First, members of BAC Home are gravely concerned that the Japanese government will not be willing to address the current cases of parental abduction (since the Hague treaty is not retroactive).
Japan owes it to these children and the parents who have suffered for years from this grave injustice to provide a bilateral framework solution to promptly return these abducted children to their habitual residence without delay.
Second, Japan must utilize standard rules of evidence when domestic violence is alleged. Allegations alone are not adequate to prevent the return of a child. Evidence, originating in the child’s country of habitual residence, must be utilized to rise to the Hague treaty’s legal burden of proof standard of “clear and convincing” evidence required in domestic violence allegations.
Currently, abductors in Japan are able to cut off all access to the Left-Behind Parent through unsubstantiated hearsay allegations. Facts and evidence are optional, but not necessary under Japan’s proposed system for Hague Return Denial, and this is unacceptable.
Third, Japan must provide unfettered access to our children. Article 21 of the Hague treaty directs that countries will “remove, as far as possible, all obstacles to the exercise of (parental access) rights.” Japan’s idea of access is restricted to courthouse playrooms and police boxes, roughly equivalent to the access that Felon Criminals in the United States have to their children.
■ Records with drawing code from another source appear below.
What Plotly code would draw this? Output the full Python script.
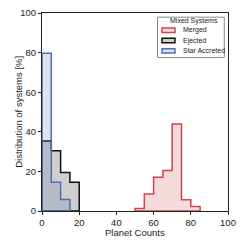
import plotly.graph_objects as go

bin_edges = [0, 5, 10, 15, 20, 25, 30, 35, 40, 45, 50, 55, 60, 65, 70, 75, 80, 85, 90, 95, 100]
merged = [0, 0, 0, 0, 0, 0, 0, 0, 0, 0, 1.2, 8.6, 17.1, 20.5, 44.0, 5.7, 2.3, 0, 0, 0]
ejected = [35.3, 30.4, 19.4, 14.5, 0, 0, 0, 0, 0, 0, 0, 0, 0, 0, 0, 0, 0, 0, 0, 0]
star_accreted = [79.7, 14.5, 5.8, 0, 0, 0, 0, 0, 0, 0, 0, 0, 0, 0, 0, 0, 0, 0, 0, 0]

series_names = ["Merged", "Ejected", "Star Accreted"]
line_colors = ["#C9474D", "#111111", "#4C72B0"]
fill_colors = ["rgba(201,71,77,0.2)", "rgba(17,17,17,0.2)", "rgba(76,114,176,0.2)"]
series_values = [merged, ejected, star_accreted]


def step_outline(edges, vals):
    nz = [i for i, v in enumerate(vals) if v > 0]
    a, b = nz[0], nz[-1]
    xs = [edges[a]]
    ys = [0]
    for i in range(a, b + 1):
        xs += [edges[i], edges[i + 1]]
        ys += [vals[i], vals[i]]
    xs += [edges[b + 1], edges[a]]
    ys += [0, 0]
    return xs, ys


fig = go.Figure()
for name, vals, lc, fc in zip(series_names, series_values, line_colors, fill_colors):
    xs, ys = step_outline(bin_edges, vals)
    fig.add_trace(go.Scatter(x=xs, y=ys, mode="lines", fill="toself", fillcolor=fc,
                             line=dict(color=lc, width=1.5), name=name,
                             showlegend=False, hoverinfo="skip"))

font = "Liberation Sans, Arial, sans-serif"

shapes = [dict(type="rect", xref="x", yref="y", x0=62.1, x1=98.0, y0=77.5, y1=97.9,
               line=dict(color="#8a8a8a", width=1), fillcolor="white", layer="above")]
annotations = [dict(x=81.5, y=96.0, xref="x", yref="y", text="Mixed Systems", showarrow=False,
                    font=dict(family=font, size=7, color="#222"), xanchor="center", yanchor="middle"),
               dict(x=-0.13, y=0.5, xref="paper", yref="paper", text="Distribution of systems [%]",
                    textangle=-90, showarrow=False, xanchor="center", yanchor="middle",
                    font=dict(family=font, size=9.5, color="#222")),
               dict(x=0.5, y=-0.107, xref="paper", yref="paper", text="Planet Counts",
                    showarrow=False, xanchor="center", yanchor="middle",
                    font=dict(family=font, size=9.5, color="#222"))]
row_y = [91.3, 86.1, 80.9]
for name, lc, fc, yy in zip(series_names, line_colors, fill_colors, row_y):
    shapes.append(dict(type="rect", xref="x", yref="y", x0=64.5, x1=71.5, y0=yy - 1.1, y1=yy + 1.1,
                       line=dict(color=lc, width=1.5), fillcolor=fc, layer="above"))
    annotations.append(dict(x=74.6, y=yy, xref="x", yref="y", text=name, showarrow=False,
                            font=dict(family=font, size=7, color="#222"),
                            xanchor="left", yanchor="middle"))

axis_common = dict(range=[0, 100], tickvals=[0, 20, 40, 60, 80, 100], showgrid=False, zeroline=False,
                   showline=True, linecolor="#222", linewidth=1, mirror=True,
                   ticks="outside", ticklen=3, tickwidth=1, tickcolor="#222", automargin=False,
                   tickfont=dict(family=font, size=9.5, color="#222"))

fig.update_layout(
    width=245, height=245,
    margin=dict(l=42, r=17, t=13, b=34, autoexpand=False),
    paper_bgcolor="white", plot_bgcolor="white",
    xaxis=axis_common,
    yaxis=axis_common,
    shapes=shapes, annotations=annotations, showlegend=False,
)

fig.write_html("out.html", config={"displayModeBar": False},
               post_script="document.body.style.margin='0px';")
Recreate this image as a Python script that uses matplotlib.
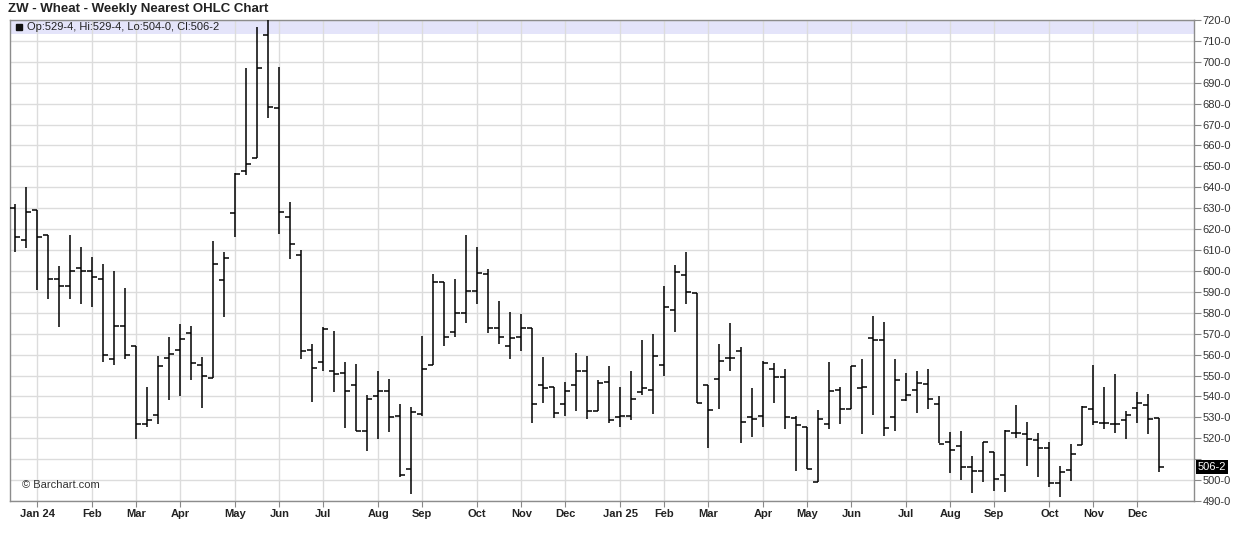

Left-behind parents want Japan’s assurance that access to our children will be unfettered and dignified.
Additionally, the Japanese government seems concerned that international child abduction is considered a crime in many other nations, and has vowed to not return abductors who are labeled as criminals or charged with a crime. This is not a determination for Japan to make. Japan cannot simply exonerate its citizens who break the laws of another nation while residing in that nation.
For years the Japanese government has used the subjective phrase “best interest of the child” to justify abductions by its citizens and deny access to left-behind parents. Left-behind parents are unsure how Japan’s signing of the Hague treaty will alter this long-held practice. Typically in Japan,the judge individually defines “best interest” without standards or guidance, using the “best interest” of a child as a “catchall” to justify judicial rulings preventing the abducted child from being returned to the left-behind parent. In one reported case, custody of a child was given to a mother because the “best interest” analysis required that she live in a house with a Japanese garden, which the mother had and the left-behind father did not. If and when Japan finally signs the Hague treaty, other countries will be watching Japanese very closely for decisions rendered based on an illogical bias such as this.
Finally, and most seriously, 20 American children abducted to or wrongfully retained in Japan are unaccounted for since the tsunami and the ongoing nuclear disaster.
We implore the Japanese government to immediately assist in determining the whereabouts of these and all abducted children, and to relieve the left-behind parents of the grief and worry they suffer in not knowing whether their children are alive or dead.
Nothing is more important and deep-seated in this world than a parents love for his or her child,but of equal importance is a society’s responsibility to ensure that its most vulnerable citizens, its children, have the opportunity to know and love both parents. Let’s hope that signing the Hague treaty will move Japan one step closer to fulfilling this responsibility.